In Anticipation Of The Deluge : A Moment At The River's Edge

The Sixth Revelatory Interview - part three
By Phil & Sarah Stokes, 1 / 12 July 2004

Revelations : "Can we put out another plea around the Rizzoli art book? Do you want to be a bit more specific about what you're looking for?"

Clive : "Absolutely. Rizzoli did David's book..."

that sketch for Tanja... Clive at work...

Revelations : "Clive, we must just mention, somebody from The Netherlands has sent us the sketch you did in her copy - and we sat and we looked at it and we thought, first of all, 'Can we put that on the website?' (which of course we will !) and secondly we thought, 'Why do we never ask you for illustrations when we see you?'"

Clive : "All you have to do is ask! Actually I did a bunch of them - it was really fun (was it the one with the long nose?)"

Revelations : "...and the anal intrusion..."

Clive : "...the penis-nose?"

Revelations : "Yeah - that's the one!"

Clive signing for Scream at Tucson. Photo by Conner/Potter.

Clive : "Yeah, that is fun - and what's even more fun is that David actually has on his camera film of me (you know he has this little digital that takes stills and film) so he films me drawing it, which is very, very fun. This is a weird association of ideas and I've never thought about it until this very moment, but I think the mechanism which allows me to paint pictures the way I now do has been honed by drawing in thousands of books and I've never thought of that before. But because I draw quickly and thoughtlessly (completely thoughtlessly - you've seen me do it, I'm having a conversation while I'm doing it) so really it's really, my hand is doing this thing and of course my subconscious is playing and again, of course, in an erotic book it's going to be phalluses and vaginas - yes of course - but beyond that, I'm just letting my hand do the walking.
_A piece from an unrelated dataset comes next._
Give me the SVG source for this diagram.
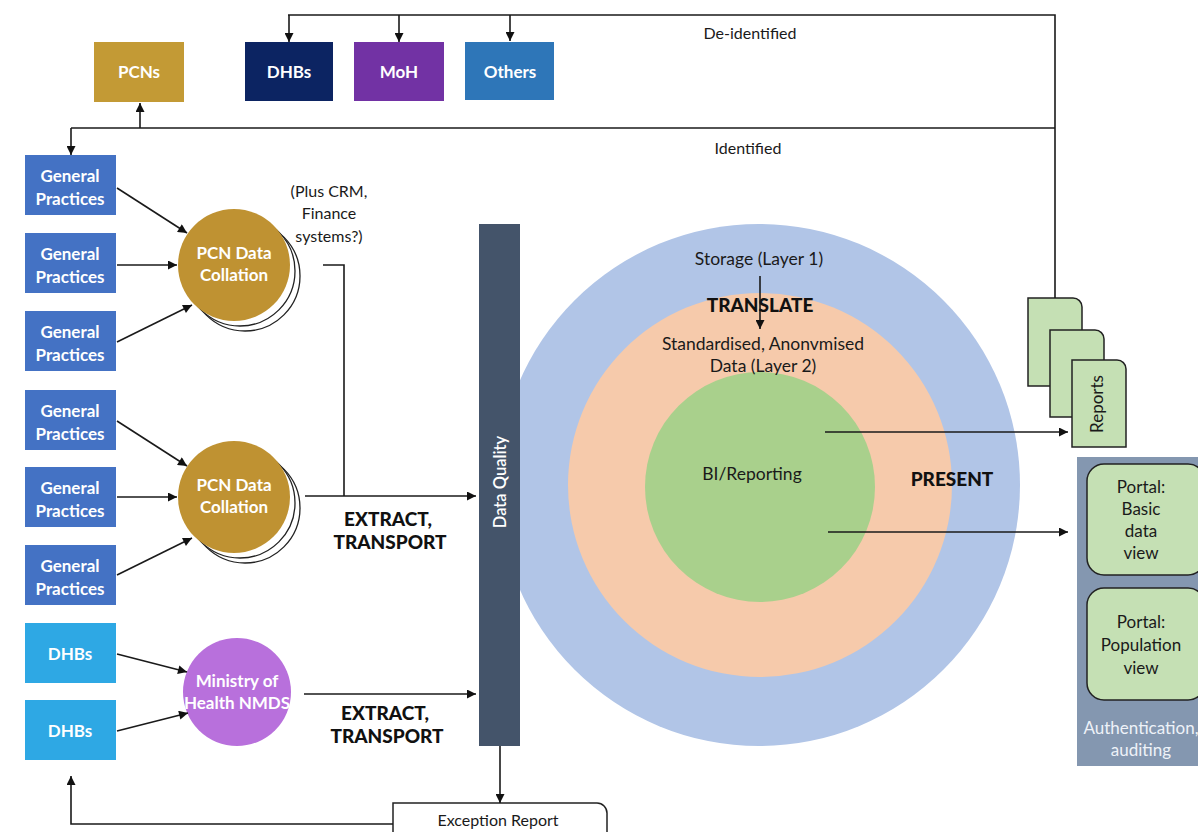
<svg xmlns="http://www.w3.org/2000/svg" width="1198" height="832" viewBox="0 0 1198 832">
<defs>
<marker id="ah" viewBox="0 0 10 10" refX="10" refY="5" markerWidth="10" markerHeight="9" markerUnits="userSpaceOnUse" orient="auto">
<path d="M0,0 L10,5 L0,10 Z" fill="#111"/>
</marker>
<style>
text{font-family:Lato,"Liberation Sans",sans-serif;}
.wb{fill:#fff;font-weight:700;font-size:17px;text-anchor:middle;}
.lbl{fill:#1a1a1a;font-size:16px;text-anchor:middle;}
.pl{fill:#1a1a1a;font-size:17px;text-anchor:middle;}
.rl{fill:#1a1a1a;font-size:17.5px;text-anchor:middle;}
.big{fill:#111;font-weight:900;font-size:19px;text-anchor:middle;}
.ln{fill:none;stroke:#1a1a1a;stroke-width:1.6;}
.ar{fill:none;stroke:#1a1a1a;stroke-width:1.6;marker-end:url(#ah);}
.gp{fill:#4472C4;}
.dhb{fill:#2EA8E4;}
.doc{fill:#C5E0B4;stroke:#222;stroke-width:1.5;}
.portal{fill:#C5E0B4;stroke:#222;stroke-width:1.5;}
</style>
</defs>
<rect width="1198" height="832" fill="#fff"/>

<!-- Rings -->
<g id="storage">
<circle cx="759" cy="485" r="261" fill="#B1C5E7"/>
</g>
<g id="standardised">
<circle cx="760" cy="485" r="192" fill="#F6CAAB"/>
</g>
<g id="bi">
<circle cx="760" cy="487" r="115" fill="#A9D08C"/>
<text class="rl" x="752" y="480">BI/Reporting</text>
</g>
<g id="ring-labels">
<text class="rl" x="759" y="265">Storage (Layer 1)</text>
<text class="rl" x="763" y="350">Standardised, Anonvmised</text>
<text class="rl" x="763" y="372">Data (Layer 2)</text>
</g>

<!-- Data quality -->
<g id="data-quality">
<rect x="479" y="224" width="41" height="522" fill="#44546A"/>
<text transform="translate(506,482) rotate(-90)" fill="#fff" font-size="16.5" font-weight="600" text-anchor="middle">Data Quality</text>
</g>

<!-- Top recipients -->
<g id="pcns"><rect x="94" y="42" width="90" height="60" fill="#C39A35"/><text class="wb" x="139" y="78" font-size="16">PCNs</text></g>
<g id="dhbs-top"><rect x="245" y="42" width="88" height="59" fill="#0C2462"/><text class="wb" x="289" y="78" font-size="16">DHBs</text></g>
<g id="moh"><rect x="354" y="42" width="90" height="59" fill="#7232A4"/><text class="wb" x="399" y="78" font-size="16">MoH</text></g>
<g id="others"><rect x="465" y="42" width="89" height="58" fill="#2E76B8"/><text class="wb" x="510" y="78" font-size="16">Others</text></g>

<!-- General practices -->
<g id="gp1"><rect class="gp" x="25" y="155" width="91" height="60"/><text class="wb" x="70" y="182">General</text><text class="wb" x="70" y="205">Practices</text></g>
<g id="gp2"><rect class="gp" x="25" y="233" width="91" height="60"/><text class="wb" x="70" y="260">General</text><text class="wb" x="70" y="283">Practices</text></g>
<g id="gp3"><rect class="gp" x="25" y="311" width="91" height="60"/><text class="wb" x="70" y="338">General</text><text class="wb" x="70" y="361">Practices</text></g>
<g id="gp4"><rect class="gp" x="25" y="390" width="91" height="60"/><text class="wb" x="70" y="417">General</text><text class="wb" x="70" y="440">Practices</text></g>
<g id="gp5"><rect class="gp" x="25" y="467" width="91" height="60"/><text class="wb" x="70" y="494">General</text><text class="wb" x="70" y="517">Practices</text></g>
<g id="gp6"><rect class="gp" x="25" y="545" width="91" height="60"/><text class="wb" x="70" y="572">General</text><text class="wb" x="70" y="595">Practices</text></g>
<g id="dhb1"><rect class="dhb" x="25" y="623" width="91" height="60"/><text class="wb" x="70" y="660">DHBs</text></g>
<g id="dhb2"><rect class="dhb" x="25" y="700" width="91" height="60"/><text class="wb" x="70" y="737">DHBs</text></g>

<!-- Collation circles -->
<g id="pcn1">
<circle cx="245" cy="276" r="55" fill="#fff" stroke="#222" stroke-width="1.3"/>
<circle cx="240" cy="271" r="55" fill="#fff" stroke="#222" stroke-width="1.3"/>
<circle cx="234" cy="265" r="56" fill="#BF9232"/>
<text class="wb" x="234" y="259" font-size="16" fill="#F4ECD8">PCN Data</text>
<text class="wb" x="234" y="281" font-size="16" fill="#F4ECD8">Collation</text>
</g>
<g id="pcn2">
<circle cx="245" cy="508" r="55" fill="#fff" stroke="#222" stroke-width="1.3"/>
<circle cx="240" cy="503" r="55" fill="#fff" stroke="#222" stroke-width="1.3"/>
<circle cx="234" cy="497" r="56" fill="#BF9232"/>
<text class="wb" x="234" y="491" font-size="16" fill="#F4ECD8">PCN Data</text>
<text class="wb" x="234" y="513" font-size="16" fill="#F4ECD8">Collation</text>
</g>
<g id="moh-nmds">
<circle cx="237" cy="692" r="54" fill="#B870DC"/>
<text class="wb" x="237" y="687" font-size="16" fill="#F3E6FA">Ministry of</text>
<text class="wb" x="237" y="709" font-size="16" fill="#F3E6FA">Health NMDS</text>
</g>

<!-- Reports -->
<g id="reports">
<path class="doc" d="M1028,298 H1073 A9,9 0 0 1 1082,307 V386 H1028 Z"/>
<path class="doc" d="M1050,330 H1095 A9,9 0 0 1 1104,339 V417 H1050 Z"/>
<path class="doc" d="M1072,360 H1117 A9,9 0 0 1 1126,369 V447 H1072 Z"/>
<text transform="translate(1103,404) rotate(-90)" fill="#1a1a1a" font-size="17" text-anchor="middle">Reports</text>
</g>

<!-- Portal panel -->
<g id="portal-panel">
<rect x="1077" y="457" width="125" height="309" fill="#8497B0"/>
<text x="1141" y="734" fill="#EEF2F8" font-size="17" text-anchor="middle">Authentication,</text>
<text x="1141" y="756" fill="#EEF2F8" font-size="17" text-anchor="middle">auditing</text>
</g>
<g id="portal-basic">
<rect class="portal" x="1087" y="464" width="118" height="111" rx="17"/>
<text class="pl" x="1141" y="493">Portal:</text>
<text class="pl" x="1141" y="515">Basic</text>
<text class="pl" x="1141" y="537">data</text>
<text class="pl" x="1141" y="559">view</text>
</g>
<g id="portal-population">
<rect class="portal" x="1087" y="588" width="118" height="112" rx="17"/>
<text class="pl" x="1141" y="628">Portal:</text>
<text class="pl" x="1141" y="651">Population</text>
<text class="pl" x="1141" y="674">view</text>
</g>

<!-- Exception report -->
<g id="exception-report">
<path d="M393,803 H597 A10,10 0 0 1 607,813 V845 H393 Z" fill="#fff" stroke="#222" stroke-width="1.5"/>
<text class="lbl" x="498" y="826">Exception Report</text>
</g>

<!-- Connectors -->
<g id="connectors">
<polyline class="ln" points="1055,298 1055,15 288,15"/>
<line class="ar" x1="289" y1="15" x2="289" y2="42"/>
<line class="ar" x1="399" y1="15" x2="399" y2="42"/>
<line class="ar" x1="510" y1="15" x2="510" y2="41"/>
<line class="ln" x1="71" y1="128" x2="1055" y2="128"/>
<line class="ar" x1="140" y1="128" x2="140" y2="103"/>
<line class="ar" x1="71" y1="128" x2="71" y2="155"/>

<line class="ar" x1="117" y1="188" x2="187" y2="233"/>
<line class="ar" x1="117" y1="265" x2="177" y2="265"/>
<line class="ar" x1="117" y1="342" x2="192" y2="305"/>
<line class="ar" x1="117" y1="421" x2="187" y2="466"/>
<line class="ar" x1="117" y1="497" x2="177" y2="497"/>
<line class="ar" x1="117" y1="575" x2="192" y2="538"/>
<line class="ar" x1="117" y1="654" x2="187" y2="672"/>
<line class="ar" x1="117" y1="731" x2="188" y2="713"/>

<polyline class="ln" points="323,265 344,265 344,496"/>
<line class="ar" x1="305" y1="496" x2="476" y2="496"/>
<line class="ar" x1="304" y1="694" x2="476" y2="694"/>

<line class="ar" x1="760" y1="276" x2="760" y2="329"/>
<line class="ar" x1="825" y1="432" x2="1068" y2="432"/>
<line class="ar" x1="828" y1="532" x2="1068" y2="532"/>

<line class="ar" x1="500" y1="746" x2="500" y2="803"/>
<polyline class="ar" points="393,824 71,824 71,776"/>
</g>

<!-- Free labels -->
<g id="labels">
<text class="lbl" x="750" y="39" font-size="17">De-identified</text>
<text class="lbl" x="748" y="154" font-size="17">Identified</text>
<text class="lbl" x="329" y="197">(Plus CRM,</text>
<text class="lbl" x="329" y="219">Finance</text>
<text class="lbl" x="329" y="242">systems?)</text>
<text class="big" x="388" y="526">EXTRACT,</text>
<text class="big" x="390" y="549">TRANSPORT</text>
<text class="big" x="385" y="720">EXTRACT,</text>
<text class="big" x="387" y="743">TRANSPORT</text>
<text class="big" x="760" y="312">TRANSLATE</text>
<text class="big" x="952" y="486">PRESENT</text>
</g>
</svg>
And I think that's helped immensely freeing me up, because I have, over the years, done thousands of those now and if you think of the hundreds of signings I've done in my time, in the last twenty years... The first drawing I did was in Susan Allison's copy of the books of Blood - that Scream edition, the red one - which I did in Tucson, Arizona in 1984, so it's twenty years ago."

Revelations : "Susan Allison?"

Clive : "Yeah, she was my editor at Berkeley."

Revelations : "It may be the first one you did in one of your books, but Les Dennis said you defaced one of his..."

Clive : "...oh, I've defaced books in my time - that probably goes back to childhood! So what did Les say? What did I deface for Les?"

Revelations : "It was a book about Greek mythology by one of your lecturers that you had writtten inside for his eighteenth birthday - ' 'Tis fairy gold, son. And will prove so.' - and drawn some kind of skull for him."

Clive : "Oh, that's nice, that's nice - that goes back that far? How cool!"

Revelations : "So - what are you looking for, for the book?"

Clive : "Firstly, Alicia - who designed the Abarat books - is designing this book."

Revelations : "Right - that's Alicia Mikles, is it?"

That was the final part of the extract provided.